Dr. Michael Schormann hält die Verschreibung von Antidepressiva bei schweren Depressionen für unumgänglich. Foto: © Dr. Michael Schormann / privat
Dr. Michael Schormann hält die Verschreibung von Antidepressiva bei schweren Depressionen für unumgänglich. Foto: © Dr. Michael Schormann / privat

Antidepressiva helfen bei schweren Depressionen

Psychopharmaka sind ein wichtiger Bestandteil bei der Behandlung von Depressionen. Kritiker warnen allerdings vor Suizidgedanken und Aggressionen zu Beginn der Einnahme von Selektiven Serotonin-Wiederaufnahmehemmern (SSRI). Auch der Einsatz von abhängigmachenden Beruhigungsmitteln (Benzodiazepine), um diesen Nebenwirkungen entgegenzutreten, wird kritisch gesehen. Der Psychiater und Psychotherapeut, Dr. Michael Schormann, Chefarzt an der LVR-Klinik Bonn, erklärt, warum man in der Therapie nicht auf Antidepressiva verzichten kann.

Psychopharmaka sind bei schweren Depressionen fester Bestandteil der Therapie. Wie gefährlich schätzen Sie den Einsatz von Antidepressiva ein?

Dr. Michael Schormann: Mir stößt sauer auf, dass gelegentlich die Proportionen verdreht werden. Aus Sicht der Behandler ist Suizidalität ein großes Problem. Es gibt aber Bemühungen schwere Depressionen besser zu erkennen und zu behandeln. Es ist richtig, dass Antidepressiva Unruhe auslösen können und Suizidalgedanken entstehen können. Antidepressiva helfen bei schweren Depressionen. Das ist wissenschaftlich gut belegt. Anders sieht es bei einer leichten Depression aus. Da ist die Vergabe von Antidepressiva diskutabel, denn oft reicht hier schon alleine die Psychotherapie.

Es heißt, dass den schweren Nebenwirkungen bei den Selektiven Serotonin-Wiederaufnahmehemmern (SSRI) mit Beruhigungsmitteln (Benzodiazepine), die abhängig machen, entgegengewirkt wird. Müssen die bisherigen Therapieansätze überdacht werden?

Dr. Schormann: Die SSRI sind eine der Gruppen von Antidepressiva, die häufig eingesetzt werden. Die Frage, ob sie Suizid auslösen können, ist allerdings wissenschaftlich nicht gut belegt. Sie hat mehr Hypothesencharakter. Wenn ein Patient mit schweren Depressionen Antidepressiva bekommt, kann es bis zu zwei Wochen dauern, bis diese wirken. In dieser Zeit entsteht ein hoher Leidensdruck. Benzodiazepine wie Valium kommen dann häufig begleitend zum Einsatz, weil sie beim Patienten die Angst und Anspannung lösen. Das macht die Vergabe sehr nachvollziehbar, auch wenn ein Suchtrisiko vorhanden ist. Wenn man es rechtzeitig absetzt, sobald das Antidepressivum greift, dann stellt sich die Frage nicht. Dieses Problem ist meiner Ansicht nach hochstilisiert. Es kommt in der klinischen Praxis kaum vor.
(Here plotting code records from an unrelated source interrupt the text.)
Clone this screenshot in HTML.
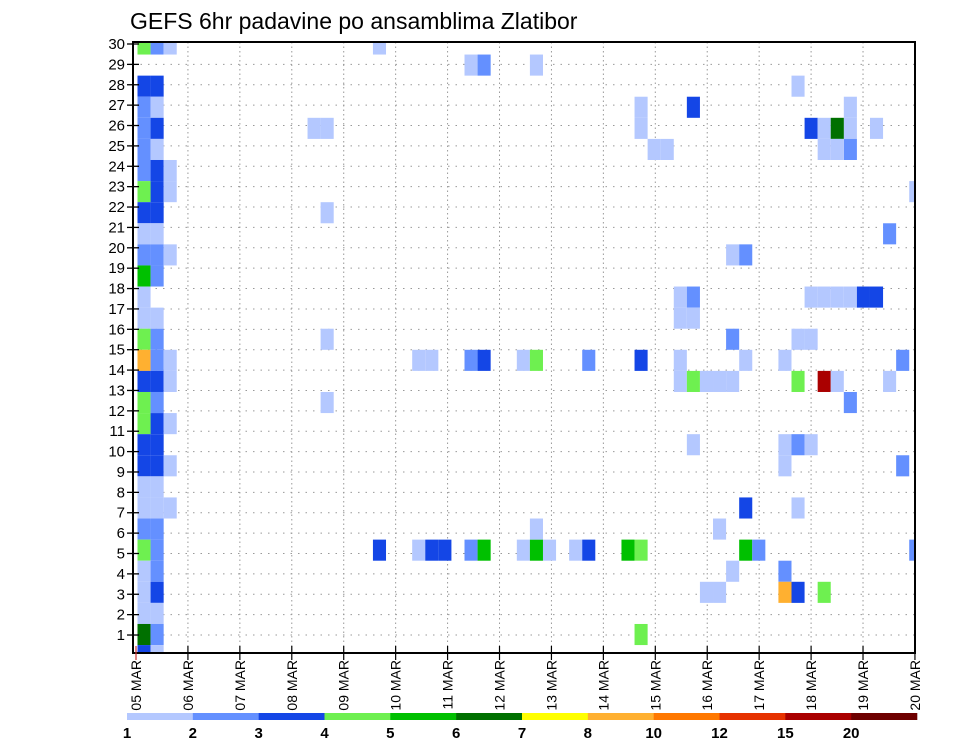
<!DOCTYPE html>
<html><head><meta charset="utf-8"><style>
body{margin:0;background:#fff;}
svg{display:block;font-family:"Liberation Sans",sans-serif;}
</style></head><body>
<svg id="chart" width="960" height="742" viewBox="0 0 960 742" xmlns="http://www.w3.org/2000/svg">
<rect width="960" height="742" fill="#fff"/>
<text x="130" y="29" font-size="23" fill="#000">GEFS 6hr padavine po ansamblima Zlatibor</text>
<defs><clipPath id="plotclip"><rect x="133" y="42" width="782" height="611"/></clipPath></defs>
<g id="grid"></g>
<g id="cells" clip-path="url(#plotclip)"></g>
<rect x="133" y="42" width="782" height="611" fill="none" stroke="#000" stroke-width="2"/>
<g id="axes"></g>
<g id="legend"></g>
</svg>
<script>
// data
const dayLabels = ["05 MAR","06 MAR","07 MAR","08 MAR","09 MAR","10 MAR","11 MAR","12 MAR","13 MAR","14 MAR","15 MAR","16 MAR","17 MAR","18 MAR","19 MAR","20 MAR"];
const memberTicks = [1,2,3,4,5,6,7,8,9,10,11,12,13,14,15,16,17,18,19,20,21,22,23,24,25,26,27,28,29,30];
const levelBounds = [1,2,3,4,5,6,7,8,10,12,15,20];
const levelLabels = ["1","2","3","4","5","6","7","8","10","12","15","20"];
const levelColors = ["#b4c8ff","#6490ff","#1446e6","#6ef050","#00c000","#007000","#ffff00","#ffb030","#ff7800","#e63200","#aa0000","#6e0000"];
// cells: time step (6hr index), member, precipitation value
const cellStep = [
0,1,2, 0,1, 0,1, 0,1, 0,1, 0,1,2, 0,1,2, 0,1, 0,1, 0,1,2, 0,1, 0, 0,1, 0,1, 0,1,2, 0,1,2, 0,1, 0,1,2, 0,1, 0,1,2, 0,1, 0,1,2, 0,1, 0,1, 0,1, 0,1, 0,1, 0,1, 0,1,
18, 25,26,30, 13,14, 14, 14, 21,22,25,26,29,30, 14, 18,21,22,23,25,26,29,30,31, 30,
38,38,39,40,42, 45,46, 41,42,41,42, 45, 34,38,41,46, 41,42,43,44,45, 42, 46,44, 33,34,37,38,46,47, 45,43,44,38,
50,54,54,54, 51,52,53, 52,53, 56,59,57, 51,52,53,54,55,56, 50,51, 49,58, 50,52,53,57, 54, 49,49,50,51, 58, 50, 59, 49,49,50,52];
const cellMember = [
30,30,30, 28,28, 27,27, 26,26, 25,25, 24,24,24, 23,23,23, 22,22, 21,21, 20,20,20, 19,19, 18, 17,17, 16,16, 15,15,15, 14,14,14, 13,13, 12,12,12, 11,11, 10,10,10, 9,9, 8,8,8, 7,7, 6,6, 5,5, 4,4, 3,3, 2,2, 1,1,
30, 29,29,29, 26,26, 22, 16, 15,15,15,15,15,15, 13, 6,6,6,6,6,6,6,6,6, 7,
27,26,25,25,27, 20,20, 18,18,17,17, 16, 15,15,15,15, 14,14,14,14,14, 11, 8,7, 6,6,6,6,6,6, 5,4,4,2,
28,27,26,25, 26,26,26, 25,25, 26,23,21, 18,18,18,18,18,18, 16,16, 15,15, 14,14,14,14, 13, 11,10,11,11, 10, 8, 6, 5,4,4,4];
const cellValue = [
4.5,2.5,1.5, 3.5,3.5, 2.5,1.5, 2.5,3.5, 2.5,1.5, 2.5,3.5,1.5, 4.5,3.5,1.5, 3.5,3.5, 1.5,1.5, 2.5,2.5,1.5, 5.5,2.5, 1.5, 1.5,1.5, 4.5,2.5, 9,2.5,1.5, 3.5,3.5,1.5, 4.5,2.5, 4.5,3.5,1.5, 3.5,3.5, 3.5,3.5,1.5, 1.5,1.5, 1.5,1.5,1.5, 2.5,2.5, 4.5,2.5, 1.5,2.5, 1.5,3.5, 1.5,1.5, 6.5,2.5, 3.5,1.5,
1.5, 1.5,2.5,1.5, 1.5,1.5, 1.5, 1.5, 1.5,1.5,2.5,3.5,1.5,4.5, 1.5, 3.5,1.5,3.5,3.5,2.5,5.5,1.5,5.5,1.5, 1.5,
1.5,1.5,1.5,1.5,3.5, 1.5,2.5, 1.5,2.5,1.5,1.5, 2.5, 2.5,3.5,1.5,1.5, 1.5,4.5,1.5,1.5,1.5, 1.5, 3.5,1.5, 1.5,3.5,5.5,4.5,5.5,2.5, 1.5,1.5,1.5,4.5,
1.5,1.5,1.5,2.5, 3.5,1.5,6.5, 1.5,1.5, 1.5,1.5,2.5, 1.5,1.5,1.5,1.5,3.5,3.5, 1.5,1.5, 1.5,2.5, 4.5,17,1.5,1.5, 2.5, 1.5,1.5,2.5,1.5, 2.5, 1.5, 2.5, 2.5,9,3.5,4.5];

const NS='http://www.w3.org/2000/svg';
function mk(tag, attrs, parent){const e=document.createElementNS(NS,tag);for(const k in attrs)e.setAttribute(k,attrs[k]);parent.appendChild(e);return e;}
// axis functions
const dayX = d => 136 + 51.93*d;
const stepX = j => 137.5 + 13.08*j;
const cellW = 13.08;
const cellY = m => 44 + (30-m)*21.09 - 10.545;
const cellH = 21.09;
const tickY = r => 655.4 - 20.38*r;
function colorFor(v){let idx=0;for(let i=0;i<levelBounds.length;i++){if(v>=levelBounds[i])idx=i;}return levelColors[idx];}

const grid=document.getElementById('grid');
memberTicks.forEach(r=>{ if(r<30){
  const l=mk('line',{x1:133,x2:915,y1:tickY(r),y2:tickY(r),stroke:'#999','stroke-width':1,'stroke-dasharray':'1.5 6'},grid);
  
  
}});
dayLabels.forEach((lab,d)=>{ if(d>0&&d<15){
  const l=mk('line',{x1:dayX(d),x2:dayX(d),y1:42,y2:653,stroke:'#999','stroke-width':1,'stroke-dasharray':'1.5 3'},grid);
  
  
}});

const cells=document.getElementById('cells');
for(let i=0;i<cellStep.length;i++){
  const r=mk('rect',{x:stepX(cellStep[i]),y:cellY(cellMember[i]),width:cellW,height:cellH,fill:colorFor(cellValue[i])},cells);
  
  
}

const axes=document.getElementById('axes');
memberTicks.forEach(r=>{
  const t=mk('line',{x1:127,x2:139,y1:tickY(r),y2:tickY(r),stroke:'#000','stroke-width':1.3},axes);
  
  
  const tx=mk('text',{x:125,y:tickY(r)+5,'font-size':15,'text-anchor':'end',fill:'#000'},axes);
  tx.textContent=r;
  
  
});
dayLabels.forEach((lab,d)=>{
  const x=dayX(d);
  const t=mk('line',{x1:x,x2:x,y1:646,y2:660,stroke:d===0?'#c33':'#000','stroke-width':1.2},axes);
  
  
  const tx=mk('text',{x:0,y:0,'font-size':14,'text-anchor':'end',fill:'#000',transform:`translate(${x+5},660) rotate(-90)`},axes);
  tx.textContent=lab;
  
  
});

const legend=document.getElementById('legend');
const segW=(917-127)/levelColors.length;
levelColors.forEach((c,i)=>{
  const r=mk('rect',{x:127+segW*i,y:713,width:segW+0.3,height:7,fill:c},legend);
  
  
  const tx=mk('text',{x:127+segW*i,y:738,'font-size':15,'font-weight':'bold','text-anchor':'middle',fill:'#000'},legend);
  tx.textContent=levelLabels[i];
  
  
});
</script>
</body></html>
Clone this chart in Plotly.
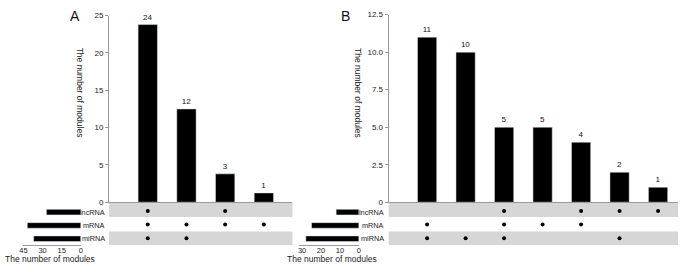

Die Zahl der Verschreibungen von Antidepressiva soll sich in den letzten zehn Jahren verdoppelt haben. 90 Prozent aller Rezepte sollen dabei vom Hausarzt ausgestellt werden. Werden Antidepressiva zu leichtfertig verschrieben?

Schormann: Dadurch, dass man heute mehr Depressionen erkennt, werden sie auch häufiger behandelt. Zudem schafft das heutige Leben mit seinen Anforderungen und dem Multitasking mehr Stresssituationen und damit Anreize für Depressionen. Der Hausarzt hat eine wichtige Funktion im Gesundheitssystem. Er sieht die meisten Patienten und kann entscheiden, ob eine Überweisung an einen Facharzt nötig ist. Wenn er nicht da wäre, blieben viele Erkrankungen unerkannt. Dass die Hausärzte  abhängig von den Pharma-Unternehmen sind, wie es oft in kritischen Beiträgen beschrieben wird, diese Gefahr sehe ich nicht. Es hat vielmehr in den letzten Jahren einen totalen Stimmungswandel in dieser Hinsicht gegeben, da es keinerlei Anreize für die Behandler gibt.